International best practice for managing the environmental impacts outlined in Table was identified through a literature review and case studies of ports displaying advanced environmental management or standards.

3.4.1Literature review

A literature review identified how environmental protection is approached by international ports. Some practices at Australian ports may match or surpass these examples; however in order to provide an impartial review that can be applied in Australia, Australian ports and practices were not considered as part of the literature review.

The review first considered how environmental issues are typically managed in ports and the standard approaches employed and results achieved. This assessment then enabled practices that went above and beyond standard practice to be identified and analysed as to whether they might constitute best practice.

Information on environmental management shows various levels of peer review, rigour and independence. Sources reviewed are listed below in order of their independence from individual port management:

  • Internationally recognised and independent sources, including publications from the International Maritime Organisation (IMO), World Association for Waterborne Transport Infrastructure (PIANC), International Association of Ports and Harbours (IAPH) and Central Dredging Association (CEDA)

  • Continent/country specific organisations, such as the European Sea Ports Organisation (ESPO) and the American Association of Port Authorities (AAPA)

  • Technical and research papers presented as part of conferences or journals

  • Publications, studies and websites commissioned or published by individual port authorities.

A full reference list is contained in Section 13.

The findings from the literature review provide an insight into the management framework required to enable best practice followed by detailed information on management practices for environmental issues and risks.

3.4.2Case studies

A sample of international ports has been reviewed to identify examples of best practice.

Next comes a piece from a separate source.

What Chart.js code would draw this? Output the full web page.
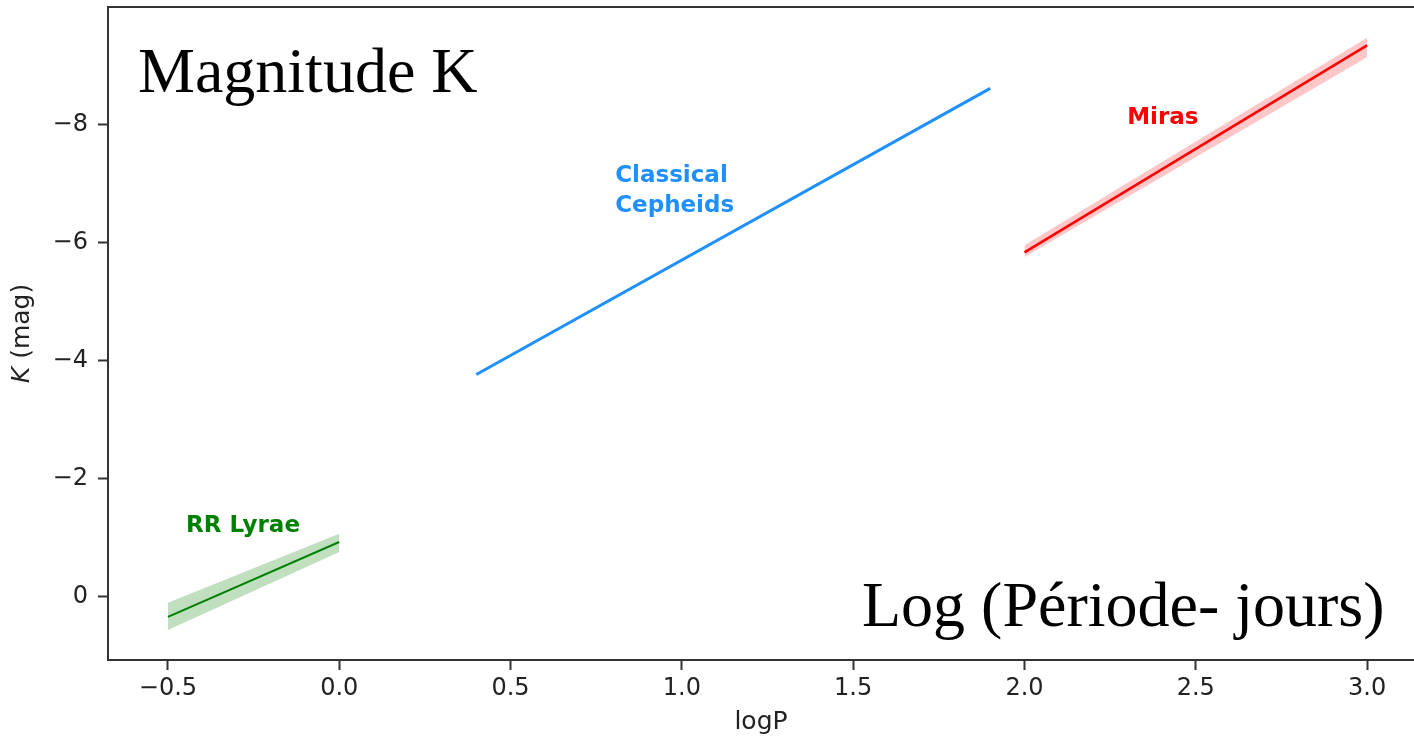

Initially twelve ports across Europe, Asia and America were selected for analysis based on their relevance to the study and similarities to Australian ports, including proximity to sensitive marine environments or World Heritage Areas, import or export of large quantities of commodities, and environmental credentials such as nominations for environmental awards or reported good practices. During the course of the literature review additional examples of best practice were identified and included in the case studies to enable analysis of a broader range of management practices used to address environmental impacts and risks. The international ports referenced in this study are:

Port of Antwerp, Belgium

Port Metro Vancouver, Canada

Port of Helsinki, Finland

Port of Saint-Nazariare, France

Ports of Bremen/Bremenhaven, Germany

Port of Hamburg, Germany

Port Dhamra, India

Port of Dublin, Ireland

Port of Ashdod, Israel

Port of Genoa, Italy

Port of Yokohama, Japan

Port of Le Havre, Netherlands

Port of Rotterdam, Netherlands

Port of Oslo, Norway

Port of Doha, Qatar

Port of Singapore, Singapore

Khalifa Port, United Arab Emirates (UAE)

Port of Dover, United Kingdom (UK)

Port of Grimsby, UK

Port of London, UK

Port of Southampton, UK

Port of Odessa, Ukraine

Port of Baltimore, United States of America (US)

Port of Bellingham, US

Port Canaveral, US

Port of Charleston, US

Ports of the Columbia River, US

Port Everglades, US

Ports of the Great Lakes Ports Association, US and Canada

Port of Houston, US

Port of Long Beach, US

Port of Los Angeles, US

Manatee County Port, US

Port of New Orleans, US

Ports of New York and New Jersey, US

Port of Portland, US

Port of San Diego, US

Port of Skagit, US

Port of Seattle, US

Ports of the US Navy, US.

Information reviewed as part of the examples has primarily been sourced from each port’s website as well as published literature as a basis for analysis.

3.4.3Analysis of best practice

Analysis of the practices identified in the literature review and case studies has considered:

  • Why the standard or practice is considered to be international best practice. In order to answer this question, the analysis considered:

Has the standard or practice achieved the best environmental outcome that is practically possible?

Is there a system in place to continuously improve performance?

Has the hierarchy of avoid, mitigate, offset been applied when selecting the standard or practice?

Is the standard or practice appropriate for the situation?

  • Potential issues and constraints (technical, financial, ecological and physical) in implementing the standard or approach in Australia or in particular types of ports

  • Potential social and economic costs and benefits associated with implementing the best practice measure (including the identification of any alternative measures that may result in a similar environmental outcome at a lower cost). This was done qualitatively due to the range of factors that could influence the actual costs and benefits of the practices examined in this report.


A number of key stakeholders were consulted in preparation of this report, including relevant Australian Government and state government departments, industry representatives including Ports Australia and several port authorities, as well as marine scientific experts. Consultation included a stakeholder workshop to discuss the report in detail, identify any additional examples of international best practice that should be included, benchmark current Australian management approaches against the international examples, and discuss the applicability of findings in the report to an Australian context.

Outcomes from the stakeholder consultation activities have been incorporated into this report, and are outlined in more detail in Appendix A.